Esa misma estrategia discursiva, la interpretación selectiva de ciertos hechos históricos para justificar narrativas tóxicas distorsionantes de la realidad, es también utilizada en lugares más cercanos a todos nosotros. Sin ir más lejos, en las Comunidades dominadas por los nacionalismos identitarios, especialmente el catalán y el vasco, que comparten con los regímenes autoritarios la imposición de un discurso oficial y la marginación absoluta -política e incluso social- de cualquier clase de disidencia. Tales narrativas interesadas acaban justificando agresiones violentas y vulneraciones de las leyes bajo el pretexto de ser víctimas de una supuesta injusticia histórica, que sus dirigentes actuales tienen urgentemente que reparar.
Pero la realidad de los hechos -y de la propia historia contrastada- es siempre tozuda. Y, al igual que sucede con Cataluña, cuya supuesta Corona catalano-aragonesa (que comprendía los imaginarios “països catalans”) no es más que un artificioso constructo moderno elaborado por mentes románticas generosamente subvencionadas, la verdad es que Rusia no ha sido prácticamente nunca una gran potencia mundial. Se empeñe en ello Putin o su corte celestial, y engañe o manipule a su pueblo de la forma que quiera.
Con independencia de su innegable importancia geográfica y demográfica en el planeta (es el país más grande del mundo), y de su indiscutible legado cultural (con autores destacadísimos en los ámbitos de la ciencia, la música, la literatura y el arte), Rusia sólo pudo ser considerada una gran potencia mundial durante unas cuantas décadas de los siglos XIX (cénit del zarismo) y XX (apogeo del régimen soviético), que poca cosa representan en los miles de años de la ya prolongada trayectoria del género humano sobre el planeta Tierra. En términos histórico-cronológicos, lo que dura un telediario. Nada comparable a lo que fueron -por ejemplo- en extensión, duración e influencia, los Imperios español o británico.
Resulta también lamentable que esa nostalgia de un pasado glorioso haga referencia a una de las más tenebrosas etapas de la historia de la humanidad, la época en la que el pueblo ruso estuvo sometido a la cruel tiranía soviética. Aunque Rusia jamás ha gozado de prolongadas épocas de libertad, hacer añorar el estalinismo parece algo verdaderamente dramático. Por ello, todos estos discursos -como el actual de Vladimir Putin- resultan ser falsamente históricos. Utilizan un supuesto pasado glorioso (en realidad, bastante miserable) para generar una guerra emocional. Tanto el expansivo líder ruso como los insistentes nacionalistas ibéricos aluden habitualmente al pasado para jugar con los sentimientos de sus ciudadanos, y manipularlos a favor de sus intereses políticos, geoestratégicos y económicos.

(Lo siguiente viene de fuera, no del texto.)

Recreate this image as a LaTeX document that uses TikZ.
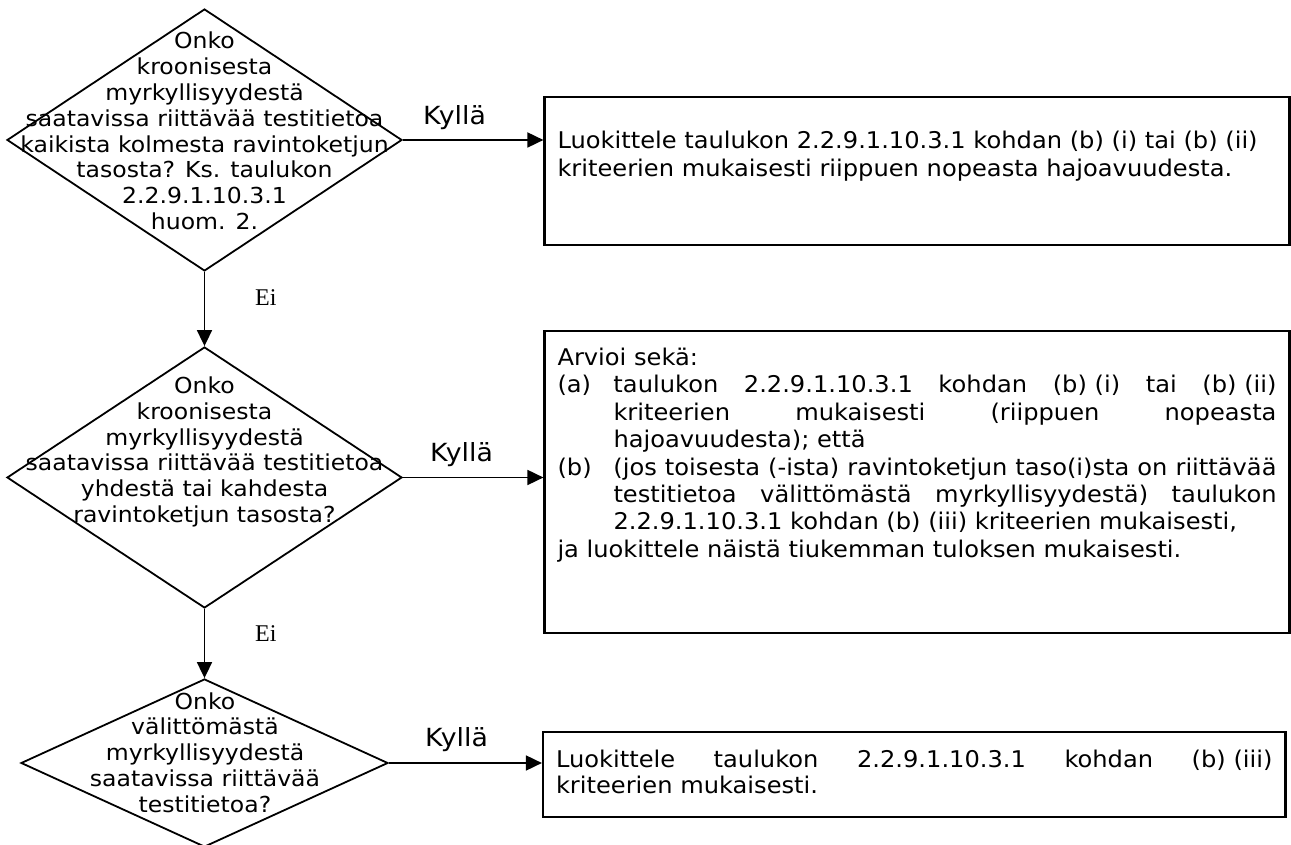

André Bolzinger fue un destacado psiquiatra, psicoanalista e historiador francés que escribió un exitoso libro titulado “Historia de la nostalgia”. Analizando las cartas que enviaban a sus familiares los soldados franceses durante la Primera Guerra Mundial, Bolzinger destacó que la “nostalgia” que traslucía esa correspondencia estaba provocada por el apartamiento forzoso del suelo natal, en un conflicto que se anunciaba -como el actual de Ucrania- breve y heroico, y resultó siendo largo y dramático. Y explicaba que esa “nostalgia” consistía en la añoranza de un “objeto situado a distancia”, bien la tierra de origen, bien la familia, bien los demás seres queridos. Distinguía ese fenómeno psicológico -que consideraba altamente “positivo”- de otro diferente y menos sano, la “melancolía”, definida como la añoranza patológica de algo que se idealiza, pero nunca ha existido.
El discurso de Vladimir Putin -como el de los nazis en su día, o el de muchos nacionalistas identitarios- resulta ser más melancólico que nostálgico. Añoran una sociedad idealizada utilizando argumentos históricos convenientemente manipulados, sin explicar que ese mundo anhelado y perfecto nunca existió. Sin embargo, como apelan a las emociones y jamás al intelecto, acaban victimizando a sus propios ciudadanos y encima la farsa les sale gratis.